### INFORMATION SUPPLIED:
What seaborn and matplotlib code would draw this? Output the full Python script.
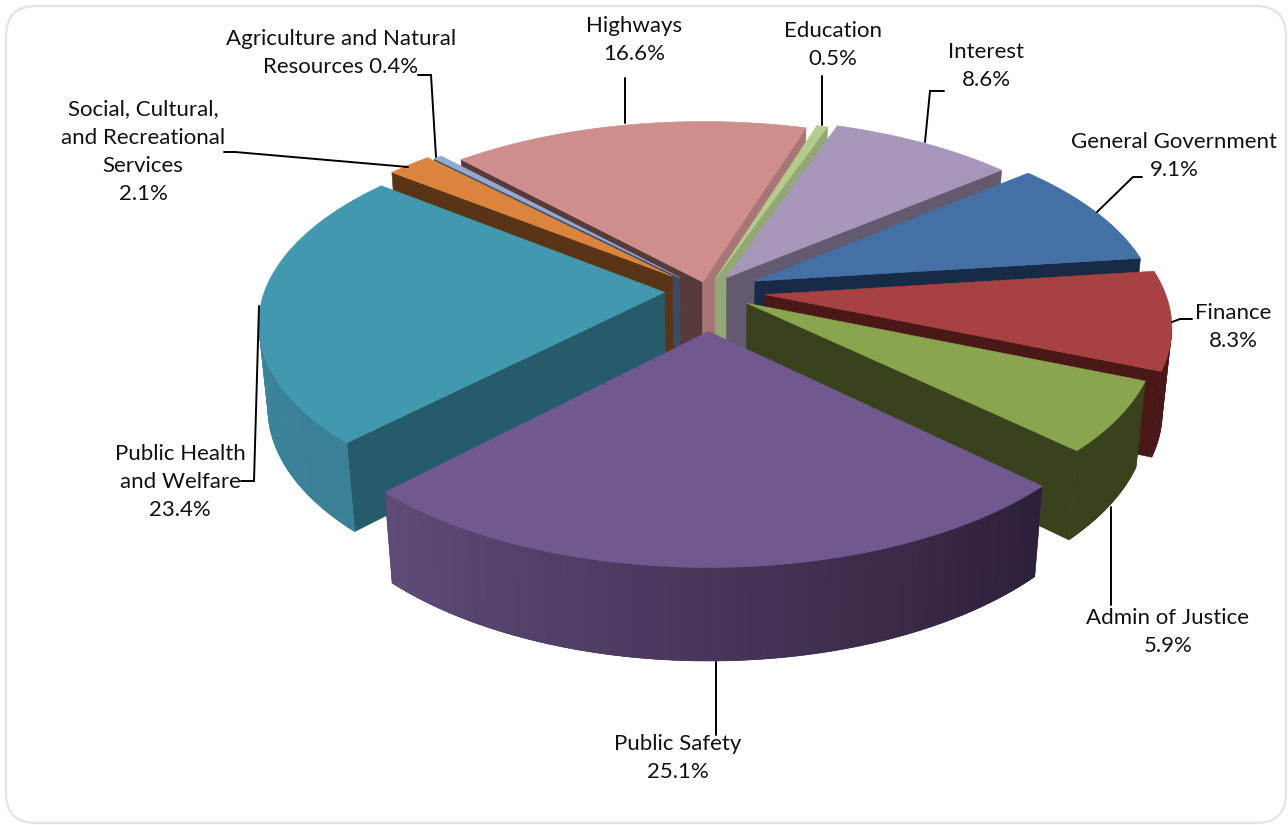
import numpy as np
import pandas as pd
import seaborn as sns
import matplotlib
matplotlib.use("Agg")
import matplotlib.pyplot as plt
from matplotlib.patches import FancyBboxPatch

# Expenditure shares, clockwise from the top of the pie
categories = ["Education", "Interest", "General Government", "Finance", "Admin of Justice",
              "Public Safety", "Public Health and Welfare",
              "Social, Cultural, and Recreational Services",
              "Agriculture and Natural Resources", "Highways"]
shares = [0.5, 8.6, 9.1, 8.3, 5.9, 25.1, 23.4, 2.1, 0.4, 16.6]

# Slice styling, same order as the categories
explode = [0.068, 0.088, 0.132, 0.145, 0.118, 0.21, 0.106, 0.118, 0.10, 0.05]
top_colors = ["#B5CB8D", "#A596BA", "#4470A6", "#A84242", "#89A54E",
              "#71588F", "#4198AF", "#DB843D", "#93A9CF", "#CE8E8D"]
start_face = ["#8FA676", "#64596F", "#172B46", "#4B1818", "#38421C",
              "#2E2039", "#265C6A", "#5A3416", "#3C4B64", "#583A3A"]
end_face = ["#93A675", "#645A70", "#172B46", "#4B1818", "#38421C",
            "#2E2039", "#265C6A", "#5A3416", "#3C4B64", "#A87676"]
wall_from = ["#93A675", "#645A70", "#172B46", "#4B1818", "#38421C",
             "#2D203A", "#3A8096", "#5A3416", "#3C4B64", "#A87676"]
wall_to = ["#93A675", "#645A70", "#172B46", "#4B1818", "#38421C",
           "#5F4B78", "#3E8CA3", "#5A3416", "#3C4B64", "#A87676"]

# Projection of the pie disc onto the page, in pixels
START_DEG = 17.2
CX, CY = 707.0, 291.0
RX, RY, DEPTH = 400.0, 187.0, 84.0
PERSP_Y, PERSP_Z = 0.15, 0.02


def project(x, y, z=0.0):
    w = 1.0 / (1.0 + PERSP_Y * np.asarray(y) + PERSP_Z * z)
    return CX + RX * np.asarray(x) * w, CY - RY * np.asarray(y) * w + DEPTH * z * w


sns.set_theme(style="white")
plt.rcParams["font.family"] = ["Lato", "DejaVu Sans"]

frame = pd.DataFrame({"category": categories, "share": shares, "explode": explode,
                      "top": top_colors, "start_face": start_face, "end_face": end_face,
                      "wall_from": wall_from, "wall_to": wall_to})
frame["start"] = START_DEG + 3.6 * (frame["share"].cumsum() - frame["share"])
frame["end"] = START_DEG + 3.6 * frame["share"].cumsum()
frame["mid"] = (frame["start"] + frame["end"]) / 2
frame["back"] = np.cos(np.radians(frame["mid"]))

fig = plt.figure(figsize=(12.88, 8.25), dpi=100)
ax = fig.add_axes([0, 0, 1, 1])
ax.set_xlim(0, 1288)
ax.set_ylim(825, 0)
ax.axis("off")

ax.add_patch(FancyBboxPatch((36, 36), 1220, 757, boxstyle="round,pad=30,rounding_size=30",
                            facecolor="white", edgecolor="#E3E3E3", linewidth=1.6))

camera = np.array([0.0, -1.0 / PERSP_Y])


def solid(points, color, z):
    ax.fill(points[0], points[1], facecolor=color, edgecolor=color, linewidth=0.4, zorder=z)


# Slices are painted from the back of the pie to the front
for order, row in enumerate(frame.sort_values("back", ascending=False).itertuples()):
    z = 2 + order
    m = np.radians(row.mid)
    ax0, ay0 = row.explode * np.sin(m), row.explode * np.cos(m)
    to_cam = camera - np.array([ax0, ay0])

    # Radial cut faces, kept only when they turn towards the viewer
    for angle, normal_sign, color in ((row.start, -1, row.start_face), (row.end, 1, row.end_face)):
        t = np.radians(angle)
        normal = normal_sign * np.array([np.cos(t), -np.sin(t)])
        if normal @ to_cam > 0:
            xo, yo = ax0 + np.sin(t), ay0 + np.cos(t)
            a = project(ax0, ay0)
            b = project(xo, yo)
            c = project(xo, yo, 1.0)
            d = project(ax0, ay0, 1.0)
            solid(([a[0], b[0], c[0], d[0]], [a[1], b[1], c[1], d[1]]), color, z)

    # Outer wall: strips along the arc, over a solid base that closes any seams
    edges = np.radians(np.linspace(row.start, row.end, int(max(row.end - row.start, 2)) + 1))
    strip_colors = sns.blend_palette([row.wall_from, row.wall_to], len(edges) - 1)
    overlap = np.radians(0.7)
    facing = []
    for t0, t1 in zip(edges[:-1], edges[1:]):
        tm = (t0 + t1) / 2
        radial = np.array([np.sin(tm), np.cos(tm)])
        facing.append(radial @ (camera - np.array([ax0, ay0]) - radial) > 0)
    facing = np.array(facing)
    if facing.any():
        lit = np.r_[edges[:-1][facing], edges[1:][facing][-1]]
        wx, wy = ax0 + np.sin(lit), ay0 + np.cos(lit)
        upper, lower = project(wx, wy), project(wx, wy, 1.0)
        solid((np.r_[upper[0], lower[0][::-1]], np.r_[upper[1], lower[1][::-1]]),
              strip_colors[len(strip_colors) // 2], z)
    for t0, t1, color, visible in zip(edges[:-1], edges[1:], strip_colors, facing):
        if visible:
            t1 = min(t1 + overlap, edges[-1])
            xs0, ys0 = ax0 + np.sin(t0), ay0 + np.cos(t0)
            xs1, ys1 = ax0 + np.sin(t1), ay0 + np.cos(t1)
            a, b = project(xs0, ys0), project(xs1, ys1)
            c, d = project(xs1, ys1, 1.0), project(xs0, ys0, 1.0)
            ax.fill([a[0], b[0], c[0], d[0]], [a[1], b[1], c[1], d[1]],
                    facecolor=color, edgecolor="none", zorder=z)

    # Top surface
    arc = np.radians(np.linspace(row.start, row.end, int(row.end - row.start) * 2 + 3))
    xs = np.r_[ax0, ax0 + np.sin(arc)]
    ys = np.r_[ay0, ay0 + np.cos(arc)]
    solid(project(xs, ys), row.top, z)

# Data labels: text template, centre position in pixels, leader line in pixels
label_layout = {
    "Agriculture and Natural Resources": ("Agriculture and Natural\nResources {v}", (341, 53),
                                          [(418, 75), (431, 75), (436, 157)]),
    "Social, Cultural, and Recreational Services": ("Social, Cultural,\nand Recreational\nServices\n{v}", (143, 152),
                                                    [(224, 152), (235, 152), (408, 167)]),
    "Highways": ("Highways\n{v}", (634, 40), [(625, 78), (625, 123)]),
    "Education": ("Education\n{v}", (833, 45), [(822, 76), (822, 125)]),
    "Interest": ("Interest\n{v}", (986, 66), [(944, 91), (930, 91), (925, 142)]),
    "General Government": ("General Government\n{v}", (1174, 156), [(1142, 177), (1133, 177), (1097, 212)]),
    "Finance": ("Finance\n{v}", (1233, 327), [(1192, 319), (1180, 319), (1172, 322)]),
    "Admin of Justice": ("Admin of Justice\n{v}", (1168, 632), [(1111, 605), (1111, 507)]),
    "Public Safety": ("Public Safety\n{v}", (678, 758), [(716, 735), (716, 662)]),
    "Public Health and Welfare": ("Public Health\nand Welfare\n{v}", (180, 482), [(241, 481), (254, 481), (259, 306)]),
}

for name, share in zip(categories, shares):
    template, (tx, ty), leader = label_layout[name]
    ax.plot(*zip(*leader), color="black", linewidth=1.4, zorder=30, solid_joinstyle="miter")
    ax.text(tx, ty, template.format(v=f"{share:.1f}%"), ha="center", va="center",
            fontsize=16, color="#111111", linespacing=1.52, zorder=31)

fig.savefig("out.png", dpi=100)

### STATED PROBLEM:
Omit every picture, then reproduce the rest of the listing exactly.

### WRITTEN RESPONSE:
What seaborn and matplotlib code would draw this? Output the full Python script.
import numpy as np
import pandas as pd
import seaborn as sns
import matplotlib
matplotlib.use("Agg")
import matplotlib.pyplot as plt
from matplotlib.patches import FancyBboxPatch

# Expenditure shares, clockwise from the top of the pie
categories = ["Education", "Interest", "General Government", "Finance", "Admin of Justice",
              "Public Safety", "Public Health and Welfare",
              "Social, Cultural, and Recreational Services",
              "Agriculture and Natural Resources", "Highways"]
shares = [0.5, 8.6, 9.1, 8.3, 5.9, 25.1, 23.4, 2.1, 0.4, 16.6]

# Slice styling, same order as the categories
explode = [0.068, 0.088, 0.132, 0.145, 0.118, 0.21, 0.106, 0.118, 0.10, 0.05]
top_colors = ["#B5CB8D", "#A596BA", "#4470A6", "#A84242", "#89A54E",
              "#71588F", "#4198AF", "#DB843D", "#93A9CF", "#CE8E8D"]
start_face = ["#8FA676", "#64596F", "#172B46", "#4B1818", "#38421C",
              "#2E2039", "#265C6A", "#5A3416", "#3C4B64", "#583A3A"]
end_face = ["#93A675", "#645A70", "#172B46", "#4B1818", "#38421C",
            "#2E2039", "#265C6A", "#5A3416", "#3C4B64", "#A87676"]
wall_from = ["#93A675", "#645A70", "#172B46", "#4B1818", "#38421C",
             "#2D203A", "#3A8096", "#5A3416", "#3C4B64", "#A87676"]
wall_to = ["#93A675", "#645A70", "#172B46", "#4B1818", "#38421C",
           "#5F4B78", "#3E8CA3", "#5A3416", "#3C4B64", "#A87676"]

# Projection of the pie disc onto the page, in pixels
START_DEG = 17.2
CX, CY = 707.0, 291.0
RX, RY, DEPTH = 400.0, 187.0, 84.0
PERSP_Y, PERSP_Z = 0.15, 0.02


def project(x, y, z=0.0):
    w = 1.0 / (1.0 + PERSP_Y * np.asarray(y) + PERSP_Z * z)
    return CX + RX * np.asarray(x) * w, CY - RY * np.asarray(y) * w + DEPTH * z * w


sns.set_theme(style="white")
plt.rcParams["font.family"] = ["Lato", "DejaVu Sans"]

frame = pd.DataFrame({"category": categories, "share": shares, "explode": explode,
                      "top": top_colors, "start_face": start_face, "end_face": end_face,
                      "wall_from": wall_from, "wall_to": wall_to})
frame["start"] = START_DEG + 3.6 * (frame["share"].cumsum() - frame["share"])
frame["end"] = START_DEG + 3.6 * frame["share"].cumsum()
frame["mid"] = (frame["start"] + frame["end"]) / 2
frame["back"] = np.cos(np.radians(frame["mid"]))

fig = plt.figure(figsize=(12.88, 8.25), dpi=100)
ax = fig.add_axes([0, 0, 1, 1])
ax.set_xlim(0, 1288)
ax.set_ylim(825, 0)
ax.axis("off")

ax.add_patch(FancyBboxPatch((36, 36), 1220, 757, boxstyle="round,pad=30,rounding_size=30",
                            facecolor="white", edgecolor="#E3E3E3", linewidth=1.6))

camera = np.array([0.0, -1.0 / PERSP_Y])


def solid(points, color, z):
    ax.fill(points[0], points[1], facecolor=color, edgecolor=color, linewidth=0.4, zorder=z)


# Slices are painted from the back of the pie to the front
for order, row in enumerate(frame.sort_values("back", ascending=False).itertuples()):
    z = 2 + order
    m = np.radians(row.mid)
    ax0, ay0 = row.explode * np.sin(m), row.explode * np.cos(m)
    to_cam = camera - np.array([ax0, ay0])

    # Radial cut faces, kept only when they turn towards the viewer
    for angle, normal_sign, color in ((row.start, -1, row.start_face), (row.end, 1, row.end_face)):
        t = np.radians(angle)
        normal = normal_sign * np.array([np.cos(t), -np.sin(t)])
        if normal @ to_cam > 0:
            xo, yo = ax0 + np.sin(t), ay0 + np.cos(t)
            a = project(ax0, ay0)
            b = project(xo, yo)
            c = project(xo, yo, 1.0)
            d = project(ax0, ay0, 1.0)
            solid(([a[0], b[0], c[0], d[0]], [a[1], b[1], c[1], d[1]]), color, z)

    # Outer wall: strips along the arc, over a solid base that closes any seams
    edges = np.radians(np.linspace(row.start, row.end, int(max(row.end - row.start, 2)) + 1))
    strip_colors = sns.blend_palette([row.wall_from, row.wall_to], len(edges) - 1)
    overlap = np.radians(0.7)
    facing = []
    for t0, t1 in zip(edges[:-1], edges[1:]):
        tm = (t0 + t1) / 2
        radial = np.array([np.sin(tm), np.cos(tm)])
        facing.append(radial @ (camera - np.array([ax0, ay0]) - radial) > 0)
    facing = np.array(facing)
    if facing.any():
        lit = np.r_[edges[:-1][facing], edges[1:][facing][-1]]
        wx, wy = ax0 + np.sin(lit), ay0 + np.cos(lit)
        upper, lower = project(wx, wy), project(wx, wy, 1.0)
        solid((np.r_[upper[0], lower[0][::-1]], np.r_[upper[1], lower[1][::-1]]),
              strip_colors[len(strip_colors) // 2], z)
    for t0, t1, color, visible in zip(edges[:-1], edges[1:], strip_colors, facing):
        if visible:
            t1 = min(t1 + overlap, edges[-1])
            xs0, ys0 = ax0 + np.sin(t0), ay0 + np.cos(t0)
            xs1, ys1 = ax0 + np.sin(t1), ay0 + np.cos(t1)
            a, b = project(xs0, ys0), project(xs1, ys1)
            c, d = project(xs1, ys1, 1.0), project(xs0, ys0, 1.0)
            ax.fill([a[0], b[0], c[0], d[0]], [a[1], b[1], c[1], d[1]],
                    facecolor=color, edgecolor="none", zorder=z)

    # Top surface
    arc = np.radians(np.linspace(row.start, row.end, int(row.end - row.start) * 2 + 3))
    xs = np.r_[ax0, ax0 + np.sin(arc)]
    ys = np.r_[ay0, ay0 + np.cos(arc)]
    solid(project(xs, ys), row.top, z)

# Data labels: text template, centre position in pixels, leader line in pixels
label_layout = {
    "Agriculture and Natural Resources": ("Agriculture and Natural\nResources {v}", (341, 53),
                                          [(418, 75), (431, 75), (436, 157)]),
    "Social, Cultural, and Recreational Services": ("Social, Cultural,\nand Recreational\nServices\n{v}", (143, 152),
                                                    [(224, 152), (235, 152), (408, 167)]),
    "Highways": ("Highways\n{v}", (634, 40), [(625, 78), (625, 123)]),
    "Education": ("Education\n{v}", (833, 45), [(822, 76), (822, 125)]),
    "Interest": ("Interest\n{v}", (986, 66), [(944, 91), (930, 91), (925, 142)]),
    "General Government": ("General Government\n{v}", (1174, 156), [(1142, 177), (1133, 177), (1097, 212)]),
    "Finance": ("Finance\n{v}", (1233, 327), [(1192, 319), (1180, 319), (1172, 322)]),
    "Admin of Justice": ("Admin of Justice\n{v}", (1168, 632), [(1111, 605), (1111, 507)]),
    "Public Safety": ("Public Safety\n{v}", (678, 758), [(716, 735), (716, 662)]),
    "Public Health and Welfare": ("Public Health\nand Welfare\n{v}", (180, 482), [(241, 481), (254, 481), (259, 306)]),
}

for name, share in zip(categories, shares):
    template, (tx, ty), leader = label_layout[name]
    ax.plot(*zip(*leader), color="black", linewidth=1.4, zorder=30, solid_joinstyle="miter")
    ax.text(tx, ty, template.format(v=f"{share:.1f}%"), ha="center", va="center",
            fontsize=16, color="#111111", linespacing=1.52, zorder=31)

fig.savefig("out.png", dpi=100)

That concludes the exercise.